** BEGIN Data shown **

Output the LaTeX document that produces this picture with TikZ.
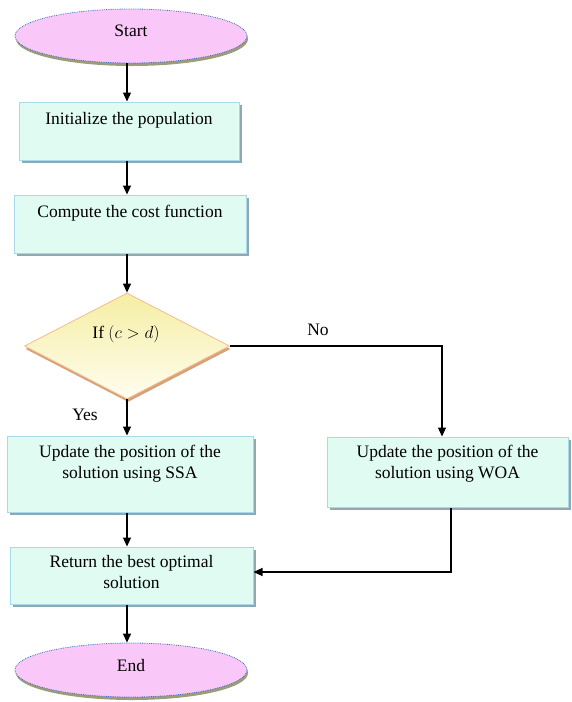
\documentclass[tikz,border=0pt]{standalone}
\usepackage{fontspec}
\setmainfont{Liberation Serif}
\usetikzlibrary{shapes.geometric,shadows,arrows.meta}
\definecolor{pinkfill}{HTML}{F9C8F8}
\definecolor{pinkline}{HTML}{3A6FC0}
\definecolor{pinkshadow}{HTML}{9C9C78}
\definecolor{boxfill}{HTML}{E0FBF1}
\definecolor{boxline}{HTML}{A6DAEA}
\definecolor{boxshadow}{HTML}{8FA8B4}
\definecolor{diatop}{HTML}{F5EEA3}
\definecolor{diabot}{HTML}{FFFDF0}
\definecolor{dialine}{HTML}{F5BC8E}
\definecolor{diashadow}{HTML}{D6A27A}
\begin{document}
\begin{tikzpicture}[x=1pt,y=-1pt,
  every node/.style={font=\fontsize{17.5}{21}\selectfont},
  term/.style={ellipse,draw=pinkline,densely dotted,line width=0.8pt,fill=pinkfill,
    minimum width=232pt,minimum height=54pt,inner sep=0pt,
    drop shadow={shadow xshift=1pt,shadow yshift=-3pt,fill=pinkshadow,opacity=1}},
  procbox/.style={rectangle,draw=boxline,line width=1pt,fill=boxfill,inner sep=0pt,
    drop shadow={shadow xshift=3pt,shadow yshift=-3pt,fill=boxshadow,opacity=1}},
  decbox/.style={diamond,draw=dialine,line width=0.8pt,top color=diatop,bottom color=diabot,
    minimum width=205pt,minimum height=106pt,inner sep=0pt,aspect=1.93,
    drop shadow={shadow xshift=1pt,shadow yshift=-3pt,fill=diashadow,opacity=1}},
  txt/.style={anchor=base,inner sep=0pt,align=center},
  arr/.style={draw=black,line width=1.1pt,-{Triangle[length=9pt,width=8pt]}},
  conn/.style={draw=black,line width=1.1pt}]
\useasboundingbox (0,0) rectangle (572,702);

% shapes
\node[term] (start) at (131,36) {};
\node[procbox,minimum width=220pt,minimum height=58pt] (init) at (129,131) {};
\node[procbox,minimum width=232pt,minimum height=58pt] (cost) at (130,224) {};
\node[decbox] (dia) at (127,346) {};
\node[procbox,minimum width=246pt,minimum height=76pt] (ssa) at (130,474) {};
\node[procbox,minimum width=241pt,minimum height=70pt] (woa) at (447.5,472) {};
\node[procbox,minimum width=243pt,minimum height=57pt] (ret) at (131.5,575.5) {};
\node[term] (end) at (131,670) {};

% texts
\node[txt] (tstart) at (131,36) {Start};
\node[txt] (tinit) at (129,124) {Initialize the population};
\node[txt] (tcost) at (130,217) {Compute the cost function};
\node[txt] (tdia) at (126,338) {If $\left(c>d\right)$};
\node[txt] (tssa1) at (130,457) {Update the position of the};
\node[txt] (tssa2) at (130,478) {solution using SSA};
\node[txt] (twoa1) at (447.5,457) {Update the position of the};
\node[txt] (twoa2) at (447.5,478) {solution using WOA};
\node[txt] (tret1) at (131.5,567) {Return the best optimal};
\node[txt] (tret2) at (131.5,588) {solution};
\node[txt] (tend) at (131,671) {End};
\node[txt] (tno) at (318,335) {No};
\node[txt] (tyes) at (85,420) {Yes};

% connectors
\draw[arr] (start.south -| dia.north) -- (init.north -| dia.north);
\draw[arr] (init.south -| dia.north) -- (cost.north -| dia.north);
\draw[arr] (cost.south -| dia.north) -- (dia.north);
\draw[arr] (dia.south) -- (ssa.north -| dia.south);
\coordinate (nocorner) at (442,346);
\draw[arr] (dia.east) -- (nocorner) -- (nocorner |- woa.north);
\draw[arr] (ssa.south -| dia.north) -- (ret.north -| dia.north);
\coordinate (retcorner) at (451,572);
\draw[arr] (retcorner |- woa.south) -- (retcorner) -- (retcorner -| ret.east);
\draw[arr] (ret.south -| dia.north) -- (end.north -| dia.north);
\end{tikzpicture}
\end{document}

** END Data shown **

__Instructions for the task__: Without including any pictures, reproduce the listing exactly.

__Correct answer__:
Output the LaTeX document that produces this picture with TikZ.
\documentclass[tikz,border=0pt]{standalone}
\usepackage{fontspec}
\setmainfont{Liberation Serif}
\usetikzlibrary{shapes.geometric,shadows,arrows.meta}
\definecolor{pinkfill}{HTML}{F9C8F8}
\definecolor{pinkline}{HTML}{3A6FC0}
\definecolor{pinkshadow}{HTML}{9C9C78}
\definecolor{boxfill}{HTML}{E0FBF1}
\definecolor{boxline}{HTML}{A6DAEA}
\definecolor{boxshadow}{HTML}{8FA8B4}
\definecolor{diatop}{HTML}{F5EEA3}
\definecolor{diabot}{HTML}{FFFDF0}
\definecolor{dialine}{HTML}{F5BC8E}
\definecolor{diashadow}{HTML}{D6A27A}
\begin{document}
\begin{tikzpicture}[x=1pt,y=-1pt,
  every node/.style={font=\fontsize{17.5}{21}\selectfont},
  term/.style={ellipse,draw=pinkline,densely dotted,line width=0.8pt,fill=pinkfill,
    minimum width=232pt,minimum height=54pt,inner sep=0pt,
    drop shadow={shadow xshift=1pt,shadow yshift=-3pt,fill=pinkshadow,opacity=1}},
  procbox/.style={rectangle,draw=boxline,line width=1pt,fill=boxfill,inner sep=0pt,
    drop shadow={shadow xshift=3pt,shadow yshift=-3pt,fill=boxshadow,opacity=1}},
  decbox/.style={diamond,draw=dialine,line width=0.8pt,top color=diatop,bottom color=diabot,
    minimum width=205pt,minimum height=106pt,inner sep=0pt,aspect=1.93,
    drop shadow={shadow xshift=1pt,shadow yshift=-3pt,fill=diashadow,opacity=1}},
  txt/.style={anchor=base,inner sep=0pt,align=center},
  arr/.style={draw=black,line width=1.1pt,-{Triangle[length=9pt,width=8pt]}},
  conn/.style={draw=black,line width=1.1pt}]
\useasboundingbox (0,0) rectangle (572,702);

% shapes
\node[term] (start) at (131,36) {};
\node[procbox,minimum width=220pt,minimum height=58pt] (init) at (129,131) {};
\node[procbox,minimum width=232pt,minimum height=58pt] (cost) at (130,224) {};
\node[decbox] (dia) at (127,346) {};
\node[procbox,minimum width=246pt,minimum height=76pt] (ssa) at (130,474) {};
\node[procbox,minimum width=241pt,minimum height=70pt] (woa) at (447.5,472) {};
\node[procbox,minimum width=243pt,minimum height=57pt] (ret) at (131.5,575.5) {};
\node[term] (end) at (131,670) {};

% texts
\node[txt] (tstart) at (131,36) {Start};
\node[txt] (tinit) at (129,124) {Initialize the population};
\node[txt] (tcost) at (130,217) {Compute the cost function};
\node[txt] (tdia) at (126,338) {If $\left(c>d\right)$};
\node[txt] (tssa1) at (130,457) {Update the position of the};
\node[txt] (tssa2) at (130,478) {solution using SSA};
\node[txt] (twoa1) at (447.5,457) {Update the position of the};
\node[txt] (twoa2) at (447.5,478) {solution using WOA};
\node[txt] (tret1) at (131.5,567) {Return the best optimal};
\node[txt] (tret2) at (131.5,588) {solution};
\node[txt] (tend) at (131,671) {End};
\node[txt] (tno) at (318,335) {No};
\node[txt] (tyes) at (85,420) {Yes};

% connectors
\draw[arr] (start.south -| dia.north) -- (init.north -| dia.north);
\draw[arr] (init.south -| dia.north) -- (cost.north -| dia.north);
\draw[arr] (cost.south -| dia.north) -- (dia.north);
\draw[arr] (dia.south) -- (ssa.north -| dia.south);
\coordinate (nocorner) at (442,346);
\draw[arr] (dia.east) -- (nocorner) -- (nocorner |- woa.north);
\draw[arr] (ssa.south -| dia.north) -- (ret.north -| dia.north);
\coordinate (retcorner) at (451,572);
\draw[arr] (retcorner |- woa.south) -- (retcorner) -- (retcorner -| ret.east);
\draw[arr] (ret.south -| dia.north) -- (end.north -| dia.north);
\end{tikzpicture}
\end{document}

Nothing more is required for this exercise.